Sema, a local tattoo artist involved in the city’s punk scene, organized a benefit concert with proceeds going to Palestinian Youth Movement. Bands such as Cross, No Knock, Suck, and Pure Terror performed as over two dozen attendees moshed in the center of the amphitheater. Jewish Voices for Peace, Adalah Justice Project and Palestinian Youth Movement were also present to share educational resources. 

“Punk in general is about outsiders, underdogs, and the oppressed peoples of the world,” said volunteer Dan Gaetani. “NYC is diverse and NYC’s punk scene is too. Arab, Latino and other punks of color are pushing the white punks to be more involved and aware of the political situation and that’s important.”

Families assemble in front of the Brooklyn Museum as a part of a national day of action.
Hari Adivarekar

Family march — 4:30pm @ The Brooklyn Museum 

Several hundred parents, children, and supporters gathered outside the Brooklyn Museum on Sunday to demand that Senate Majority Leader Chuck Schumer and other elected officials call for a ceasefire.

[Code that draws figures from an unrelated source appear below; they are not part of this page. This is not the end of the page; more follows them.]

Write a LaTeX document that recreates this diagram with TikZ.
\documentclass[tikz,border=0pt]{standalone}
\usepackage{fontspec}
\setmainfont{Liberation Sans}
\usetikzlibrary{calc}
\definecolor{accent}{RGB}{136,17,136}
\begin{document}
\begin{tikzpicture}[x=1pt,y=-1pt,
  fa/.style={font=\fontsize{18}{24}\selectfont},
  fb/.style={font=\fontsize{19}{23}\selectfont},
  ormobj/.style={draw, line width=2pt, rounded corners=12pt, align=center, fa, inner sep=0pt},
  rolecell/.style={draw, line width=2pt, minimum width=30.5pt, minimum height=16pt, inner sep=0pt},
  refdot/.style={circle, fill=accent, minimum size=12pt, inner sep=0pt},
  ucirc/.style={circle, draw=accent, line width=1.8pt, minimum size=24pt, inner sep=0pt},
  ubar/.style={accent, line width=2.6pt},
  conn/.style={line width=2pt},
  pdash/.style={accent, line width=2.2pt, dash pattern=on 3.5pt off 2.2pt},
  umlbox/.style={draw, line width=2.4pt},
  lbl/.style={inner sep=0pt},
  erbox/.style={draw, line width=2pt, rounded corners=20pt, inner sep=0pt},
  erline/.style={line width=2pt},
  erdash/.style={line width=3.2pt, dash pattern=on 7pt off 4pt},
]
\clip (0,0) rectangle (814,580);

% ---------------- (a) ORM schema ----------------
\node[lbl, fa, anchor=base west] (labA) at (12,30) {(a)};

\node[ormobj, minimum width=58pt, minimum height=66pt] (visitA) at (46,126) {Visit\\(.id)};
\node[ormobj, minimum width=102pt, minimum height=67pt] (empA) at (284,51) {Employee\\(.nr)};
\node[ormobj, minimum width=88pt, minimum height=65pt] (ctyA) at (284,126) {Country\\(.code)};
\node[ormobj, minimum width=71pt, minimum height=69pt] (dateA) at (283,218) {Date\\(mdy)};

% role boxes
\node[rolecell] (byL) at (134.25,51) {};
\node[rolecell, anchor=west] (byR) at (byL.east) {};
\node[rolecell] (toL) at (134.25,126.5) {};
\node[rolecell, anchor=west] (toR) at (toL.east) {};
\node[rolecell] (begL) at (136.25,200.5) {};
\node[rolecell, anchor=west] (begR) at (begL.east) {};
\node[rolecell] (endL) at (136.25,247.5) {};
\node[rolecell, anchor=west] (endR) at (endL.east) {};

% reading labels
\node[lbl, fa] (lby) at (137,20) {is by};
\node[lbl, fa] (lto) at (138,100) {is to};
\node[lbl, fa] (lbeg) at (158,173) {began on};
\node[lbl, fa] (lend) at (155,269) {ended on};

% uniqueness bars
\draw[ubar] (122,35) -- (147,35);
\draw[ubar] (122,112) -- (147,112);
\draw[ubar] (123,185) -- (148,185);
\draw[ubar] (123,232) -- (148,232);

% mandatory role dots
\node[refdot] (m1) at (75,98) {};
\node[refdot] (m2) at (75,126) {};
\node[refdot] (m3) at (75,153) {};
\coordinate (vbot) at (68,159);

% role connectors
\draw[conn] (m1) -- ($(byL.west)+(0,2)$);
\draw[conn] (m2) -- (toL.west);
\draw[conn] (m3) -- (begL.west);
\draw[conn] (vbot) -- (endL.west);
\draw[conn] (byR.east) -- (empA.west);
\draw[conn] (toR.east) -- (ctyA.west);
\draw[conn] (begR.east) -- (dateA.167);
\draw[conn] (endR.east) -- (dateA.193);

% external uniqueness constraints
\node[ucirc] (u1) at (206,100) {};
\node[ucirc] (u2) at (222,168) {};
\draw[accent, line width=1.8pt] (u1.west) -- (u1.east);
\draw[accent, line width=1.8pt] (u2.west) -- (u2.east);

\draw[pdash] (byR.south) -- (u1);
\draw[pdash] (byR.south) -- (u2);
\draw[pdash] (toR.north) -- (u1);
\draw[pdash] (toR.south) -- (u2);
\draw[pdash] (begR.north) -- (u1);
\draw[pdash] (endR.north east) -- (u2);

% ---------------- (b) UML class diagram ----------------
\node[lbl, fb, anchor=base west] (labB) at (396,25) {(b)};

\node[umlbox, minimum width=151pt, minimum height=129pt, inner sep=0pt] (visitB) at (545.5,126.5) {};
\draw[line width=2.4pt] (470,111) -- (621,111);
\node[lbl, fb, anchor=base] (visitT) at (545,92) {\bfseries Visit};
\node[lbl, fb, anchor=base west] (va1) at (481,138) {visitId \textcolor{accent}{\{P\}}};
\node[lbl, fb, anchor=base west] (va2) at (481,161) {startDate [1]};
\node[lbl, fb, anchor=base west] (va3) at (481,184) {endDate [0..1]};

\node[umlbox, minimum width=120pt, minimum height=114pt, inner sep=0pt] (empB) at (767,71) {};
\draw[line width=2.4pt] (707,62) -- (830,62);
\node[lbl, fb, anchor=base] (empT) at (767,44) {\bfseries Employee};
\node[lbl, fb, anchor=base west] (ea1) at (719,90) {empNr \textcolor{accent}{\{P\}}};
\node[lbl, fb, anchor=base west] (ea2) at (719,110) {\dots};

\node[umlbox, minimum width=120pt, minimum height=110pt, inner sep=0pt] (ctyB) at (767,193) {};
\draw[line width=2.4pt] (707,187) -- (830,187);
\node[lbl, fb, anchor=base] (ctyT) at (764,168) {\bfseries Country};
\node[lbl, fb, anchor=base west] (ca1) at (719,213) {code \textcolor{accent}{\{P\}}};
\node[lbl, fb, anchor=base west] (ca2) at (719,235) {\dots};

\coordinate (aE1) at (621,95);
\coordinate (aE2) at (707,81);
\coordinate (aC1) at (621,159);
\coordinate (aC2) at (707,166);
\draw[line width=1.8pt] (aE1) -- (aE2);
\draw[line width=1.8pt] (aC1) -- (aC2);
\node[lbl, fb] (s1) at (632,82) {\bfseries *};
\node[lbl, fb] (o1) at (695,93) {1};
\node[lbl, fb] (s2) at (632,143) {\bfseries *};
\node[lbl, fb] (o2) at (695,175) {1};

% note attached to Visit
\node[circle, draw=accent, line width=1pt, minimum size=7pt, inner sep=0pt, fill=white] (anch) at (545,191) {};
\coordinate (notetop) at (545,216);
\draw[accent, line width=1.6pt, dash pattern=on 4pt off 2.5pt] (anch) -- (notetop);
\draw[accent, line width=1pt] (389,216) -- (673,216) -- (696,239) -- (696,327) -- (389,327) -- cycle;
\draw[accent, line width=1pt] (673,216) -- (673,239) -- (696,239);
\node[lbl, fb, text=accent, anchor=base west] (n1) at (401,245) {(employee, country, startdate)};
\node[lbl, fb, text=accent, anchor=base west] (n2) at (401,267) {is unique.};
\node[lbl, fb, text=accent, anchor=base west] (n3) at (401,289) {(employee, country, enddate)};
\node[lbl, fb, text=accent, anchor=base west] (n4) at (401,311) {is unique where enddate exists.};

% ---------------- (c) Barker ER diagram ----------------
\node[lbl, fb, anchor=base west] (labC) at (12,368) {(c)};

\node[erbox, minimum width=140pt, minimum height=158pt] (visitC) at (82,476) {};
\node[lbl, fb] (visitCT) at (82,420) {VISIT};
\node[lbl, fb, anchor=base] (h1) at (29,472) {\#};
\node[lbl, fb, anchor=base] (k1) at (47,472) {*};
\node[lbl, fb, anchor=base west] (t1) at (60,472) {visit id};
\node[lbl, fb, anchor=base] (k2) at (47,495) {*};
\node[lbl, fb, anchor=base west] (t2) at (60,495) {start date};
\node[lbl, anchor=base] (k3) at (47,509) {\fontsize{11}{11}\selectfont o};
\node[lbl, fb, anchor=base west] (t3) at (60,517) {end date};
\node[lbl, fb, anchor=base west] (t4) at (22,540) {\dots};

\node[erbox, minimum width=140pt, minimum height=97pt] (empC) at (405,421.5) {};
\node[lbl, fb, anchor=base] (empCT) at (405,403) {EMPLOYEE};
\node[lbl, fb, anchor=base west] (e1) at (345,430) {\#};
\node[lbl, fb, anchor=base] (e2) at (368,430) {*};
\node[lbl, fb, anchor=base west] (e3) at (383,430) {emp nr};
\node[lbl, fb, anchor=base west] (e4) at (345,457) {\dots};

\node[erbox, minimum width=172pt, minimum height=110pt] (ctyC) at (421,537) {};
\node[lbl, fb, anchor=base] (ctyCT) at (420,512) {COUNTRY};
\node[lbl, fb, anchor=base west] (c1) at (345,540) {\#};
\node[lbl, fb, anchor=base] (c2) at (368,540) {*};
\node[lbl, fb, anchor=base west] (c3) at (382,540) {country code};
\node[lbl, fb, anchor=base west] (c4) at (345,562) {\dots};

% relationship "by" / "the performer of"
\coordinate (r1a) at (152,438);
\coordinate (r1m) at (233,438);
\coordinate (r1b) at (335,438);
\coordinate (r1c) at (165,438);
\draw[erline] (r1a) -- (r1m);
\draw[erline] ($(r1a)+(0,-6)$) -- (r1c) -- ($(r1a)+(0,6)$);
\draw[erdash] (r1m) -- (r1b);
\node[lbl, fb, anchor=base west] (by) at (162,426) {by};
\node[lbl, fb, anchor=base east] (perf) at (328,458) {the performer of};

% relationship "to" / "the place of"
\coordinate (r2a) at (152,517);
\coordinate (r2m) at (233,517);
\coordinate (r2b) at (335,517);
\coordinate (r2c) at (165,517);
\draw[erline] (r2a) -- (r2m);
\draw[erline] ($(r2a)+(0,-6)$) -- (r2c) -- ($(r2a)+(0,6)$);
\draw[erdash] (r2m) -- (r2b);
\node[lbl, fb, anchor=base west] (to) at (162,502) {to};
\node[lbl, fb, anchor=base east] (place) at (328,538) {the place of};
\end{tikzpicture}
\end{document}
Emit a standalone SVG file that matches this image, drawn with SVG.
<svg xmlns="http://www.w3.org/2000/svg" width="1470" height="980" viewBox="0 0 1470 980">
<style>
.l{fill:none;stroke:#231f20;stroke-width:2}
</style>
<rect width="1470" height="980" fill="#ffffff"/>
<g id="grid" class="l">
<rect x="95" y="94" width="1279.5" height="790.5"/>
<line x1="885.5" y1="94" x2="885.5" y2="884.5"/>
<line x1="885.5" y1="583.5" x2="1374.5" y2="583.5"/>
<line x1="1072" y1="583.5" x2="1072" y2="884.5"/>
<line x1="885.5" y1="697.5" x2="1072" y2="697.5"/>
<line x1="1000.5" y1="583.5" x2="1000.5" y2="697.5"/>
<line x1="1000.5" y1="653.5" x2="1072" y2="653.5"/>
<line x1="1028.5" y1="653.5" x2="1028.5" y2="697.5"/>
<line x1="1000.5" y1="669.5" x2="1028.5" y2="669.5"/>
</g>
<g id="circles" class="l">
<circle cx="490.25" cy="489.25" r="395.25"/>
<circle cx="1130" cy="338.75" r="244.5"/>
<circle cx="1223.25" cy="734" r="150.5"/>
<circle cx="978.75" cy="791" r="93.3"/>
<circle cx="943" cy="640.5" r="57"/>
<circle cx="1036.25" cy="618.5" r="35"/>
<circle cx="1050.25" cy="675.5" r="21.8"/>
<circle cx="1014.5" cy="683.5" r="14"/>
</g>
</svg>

Attendees offered toys, toddler shoes, and handwritten messages to honor the more than 4,500 children killed in Gaza over the last month. Children in strollers and on parents’ shoulders, many of whom took over megaphones to lead chants, marched from the Museum to Senator Schumer’s home in Brooklyn. The family-friendly event was organized by Brooklyn Families for Palestine as part of the National Families Day of Action for Families in Gaza.